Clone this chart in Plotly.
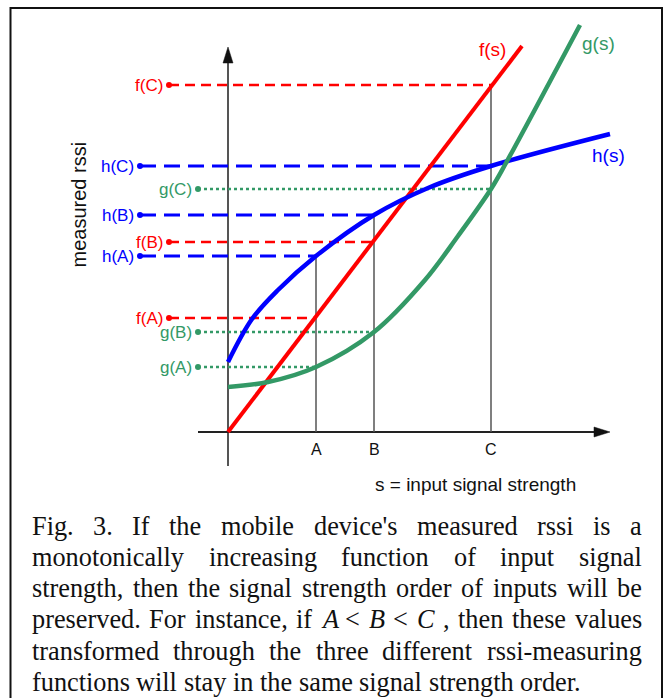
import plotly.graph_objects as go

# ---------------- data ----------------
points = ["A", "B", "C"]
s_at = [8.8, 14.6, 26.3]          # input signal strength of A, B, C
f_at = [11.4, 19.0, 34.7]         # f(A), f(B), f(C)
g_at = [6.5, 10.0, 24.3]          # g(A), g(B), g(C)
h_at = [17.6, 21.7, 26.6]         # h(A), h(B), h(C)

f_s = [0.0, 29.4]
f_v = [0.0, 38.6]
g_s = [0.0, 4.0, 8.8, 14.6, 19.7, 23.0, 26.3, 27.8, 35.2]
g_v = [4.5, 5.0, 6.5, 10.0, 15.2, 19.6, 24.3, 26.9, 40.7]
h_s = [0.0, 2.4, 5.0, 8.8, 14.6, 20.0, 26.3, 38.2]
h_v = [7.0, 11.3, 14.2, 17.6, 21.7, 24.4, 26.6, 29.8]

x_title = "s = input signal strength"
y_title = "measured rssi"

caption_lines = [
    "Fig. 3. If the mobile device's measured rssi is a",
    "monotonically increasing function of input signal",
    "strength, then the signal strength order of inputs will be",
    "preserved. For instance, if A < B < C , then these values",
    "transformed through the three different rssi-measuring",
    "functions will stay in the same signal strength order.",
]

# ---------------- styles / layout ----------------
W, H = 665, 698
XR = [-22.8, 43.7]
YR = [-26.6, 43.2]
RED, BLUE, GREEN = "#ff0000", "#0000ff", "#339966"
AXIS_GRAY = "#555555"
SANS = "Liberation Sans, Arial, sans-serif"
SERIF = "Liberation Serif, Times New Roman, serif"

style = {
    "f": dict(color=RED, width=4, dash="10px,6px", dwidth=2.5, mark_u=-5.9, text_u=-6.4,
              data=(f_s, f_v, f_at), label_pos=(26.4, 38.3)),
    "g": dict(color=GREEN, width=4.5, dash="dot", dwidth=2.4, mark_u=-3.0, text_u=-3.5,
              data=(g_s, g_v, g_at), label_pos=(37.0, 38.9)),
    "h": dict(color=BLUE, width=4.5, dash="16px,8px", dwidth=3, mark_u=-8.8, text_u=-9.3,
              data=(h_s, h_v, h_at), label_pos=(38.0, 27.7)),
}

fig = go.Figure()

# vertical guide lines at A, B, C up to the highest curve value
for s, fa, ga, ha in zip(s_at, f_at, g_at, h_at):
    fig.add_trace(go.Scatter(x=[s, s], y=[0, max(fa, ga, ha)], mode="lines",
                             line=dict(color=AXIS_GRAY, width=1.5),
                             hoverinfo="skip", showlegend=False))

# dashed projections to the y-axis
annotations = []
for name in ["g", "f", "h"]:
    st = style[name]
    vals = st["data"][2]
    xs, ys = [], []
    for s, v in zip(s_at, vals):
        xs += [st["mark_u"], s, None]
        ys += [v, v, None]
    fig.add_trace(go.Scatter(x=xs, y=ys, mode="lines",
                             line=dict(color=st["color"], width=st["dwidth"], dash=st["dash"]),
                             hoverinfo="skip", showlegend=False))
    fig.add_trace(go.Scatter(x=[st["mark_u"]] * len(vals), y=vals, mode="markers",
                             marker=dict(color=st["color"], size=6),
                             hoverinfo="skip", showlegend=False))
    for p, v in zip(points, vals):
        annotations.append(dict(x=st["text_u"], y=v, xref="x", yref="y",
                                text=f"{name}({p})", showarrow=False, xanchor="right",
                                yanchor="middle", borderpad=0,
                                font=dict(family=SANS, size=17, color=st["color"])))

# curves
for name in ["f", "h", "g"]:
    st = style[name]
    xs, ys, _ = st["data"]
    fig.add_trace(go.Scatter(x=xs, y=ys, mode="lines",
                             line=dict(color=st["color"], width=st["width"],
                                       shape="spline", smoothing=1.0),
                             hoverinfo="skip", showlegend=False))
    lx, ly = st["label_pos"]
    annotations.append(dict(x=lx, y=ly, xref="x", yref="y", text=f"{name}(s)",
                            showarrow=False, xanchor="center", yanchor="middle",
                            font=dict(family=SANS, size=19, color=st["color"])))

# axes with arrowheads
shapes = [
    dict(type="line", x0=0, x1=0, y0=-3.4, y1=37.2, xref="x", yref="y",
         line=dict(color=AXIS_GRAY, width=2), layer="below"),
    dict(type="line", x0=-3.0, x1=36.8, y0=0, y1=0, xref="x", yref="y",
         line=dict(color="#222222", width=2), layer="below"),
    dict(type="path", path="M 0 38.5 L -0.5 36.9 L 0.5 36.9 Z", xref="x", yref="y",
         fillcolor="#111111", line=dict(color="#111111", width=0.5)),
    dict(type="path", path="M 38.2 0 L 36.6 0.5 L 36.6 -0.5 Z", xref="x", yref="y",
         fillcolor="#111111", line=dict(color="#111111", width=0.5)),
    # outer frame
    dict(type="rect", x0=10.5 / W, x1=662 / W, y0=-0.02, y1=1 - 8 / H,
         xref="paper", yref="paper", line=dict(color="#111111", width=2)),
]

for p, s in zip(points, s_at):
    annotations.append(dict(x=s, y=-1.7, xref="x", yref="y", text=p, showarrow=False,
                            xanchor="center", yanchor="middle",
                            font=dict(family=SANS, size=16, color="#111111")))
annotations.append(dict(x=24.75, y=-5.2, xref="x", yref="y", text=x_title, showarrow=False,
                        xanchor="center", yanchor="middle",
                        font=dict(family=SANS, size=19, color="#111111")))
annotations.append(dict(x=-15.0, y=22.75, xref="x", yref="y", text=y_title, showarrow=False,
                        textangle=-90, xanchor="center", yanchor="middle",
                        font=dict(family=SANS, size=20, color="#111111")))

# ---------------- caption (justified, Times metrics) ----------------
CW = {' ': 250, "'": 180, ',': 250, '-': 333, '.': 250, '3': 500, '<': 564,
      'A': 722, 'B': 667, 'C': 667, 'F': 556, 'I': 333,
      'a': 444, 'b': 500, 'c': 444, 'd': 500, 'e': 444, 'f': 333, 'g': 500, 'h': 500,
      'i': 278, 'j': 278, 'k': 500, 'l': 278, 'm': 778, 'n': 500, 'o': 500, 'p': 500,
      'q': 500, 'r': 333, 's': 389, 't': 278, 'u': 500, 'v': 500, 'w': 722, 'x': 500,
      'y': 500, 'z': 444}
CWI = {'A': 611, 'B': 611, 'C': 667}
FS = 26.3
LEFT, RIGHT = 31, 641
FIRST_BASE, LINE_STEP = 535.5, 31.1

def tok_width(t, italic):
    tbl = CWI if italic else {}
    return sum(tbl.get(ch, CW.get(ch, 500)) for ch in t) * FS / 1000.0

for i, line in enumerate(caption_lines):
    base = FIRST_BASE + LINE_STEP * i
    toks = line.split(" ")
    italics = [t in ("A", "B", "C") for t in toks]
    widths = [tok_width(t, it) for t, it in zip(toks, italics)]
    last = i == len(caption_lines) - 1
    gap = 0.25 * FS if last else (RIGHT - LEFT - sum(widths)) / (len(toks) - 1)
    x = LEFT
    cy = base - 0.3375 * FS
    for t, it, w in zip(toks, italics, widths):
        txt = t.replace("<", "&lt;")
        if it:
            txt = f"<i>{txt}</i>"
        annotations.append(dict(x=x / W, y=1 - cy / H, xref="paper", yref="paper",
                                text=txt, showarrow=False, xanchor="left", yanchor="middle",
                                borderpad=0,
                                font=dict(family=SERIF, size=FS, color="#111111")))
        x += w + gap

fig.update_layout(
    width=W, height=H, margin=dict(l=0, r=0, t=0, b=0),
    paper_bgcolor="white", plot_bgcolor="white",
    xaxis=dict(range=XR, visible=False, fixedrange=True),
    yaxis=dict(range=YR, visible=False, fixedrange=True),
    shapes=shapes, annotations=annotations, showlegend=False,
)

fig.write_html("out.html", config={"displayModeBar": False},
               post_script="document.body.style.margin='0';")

* **TO DO**:
Please reproduce the listing exactly from its opening line through the line that contains "fig = go.Figure()", both included, with all pictures omitted.

* **EXERCISE ANSWER**:
Clone this chart in Plotly.
import plotly.graph_objects as go

# ---------------- data ----------------
points = ["A", "B", "C"]
s_at = [8.8, 14.6, 26.3]          # input signal strength of A, B, C
f_at = [11.4, 19.0, 34.7]         # f(A), f(B), f(C)
g_at = [6.5, 10.0, 24.3]          # g(A), g(B), g(C)
h_at = [17.6, 21.7, 26.6]         # h(A), h(B), h(C)

f_s = [0.0, 29.4]
f_v = [0.0, 38.6]
g_s = [0.0, 4.0, 8.8, 14.6, 19.7, 23.0, 26.3, 27.8, 35.2]
g_v = [4.5, 5.0, 6.5, 10.0, 15.2, 19.6, 24.3, 26.9, 40.7]
h_s = [0.0, 2.4, 5.0, 8.8, 14.6, 20.0, 26.3, 38.2]
h_v = [7.0, 11.3, 14.2, 17.6, 21.7, 24.4, 26.6, 29.8]

x_title = "s = input signal strength"
y_title = "measured rssi"

caption_lines = [
    "Fig. 3. If the mobile device's measured rssi is a",
    "monotonically increasing function of input signal",
    "strength, then the signal strength order of inputs will be",
    "preserved. For instance, if A < B < C , then these values",
    "transformed through the three different rssi-measuring",
    "functions will stay in the same signal strength order.",
]

# ---------------- styles / layout ----------------
W, H = 665, 698
XR = [-22.8, 43.7]
YR = [-26.6, 43.2]
RED, BLUE, GREEN = "#ff0000", "#0000ff", "#339966"
AXIS_GRAY = "#555555"
SANS = "Liberation Sans, Arial, sans-serif"
SERIF = "Liberation Serif, Times New Roman, serif"

style = {
    "f": dict(color=RED, width=4, dash="10px,6px", dwidth=2.5, mark_u=-5.9, text_u=-6.4,
              data=(f_s, f_v, f_at), label_pos=(26.4, 38.3)),
    "g": dict(color=GREEN, width=4.5, dash="dot", dwidth=2.4, mark_u=-3.0, text_u=-3.5,
              data=(g_s, g_v, g_at), label_pos=(37.0, 38.9)),
    "h": dict(color=BLUE, width=4.5, dash="16px,8px", dwidth=3, mark_u=-8.8, text_u=-9.3,
              data=(h_s, h_v, h_at), label_pos=(38.0, 27.7)),
}

fig = go.Figure()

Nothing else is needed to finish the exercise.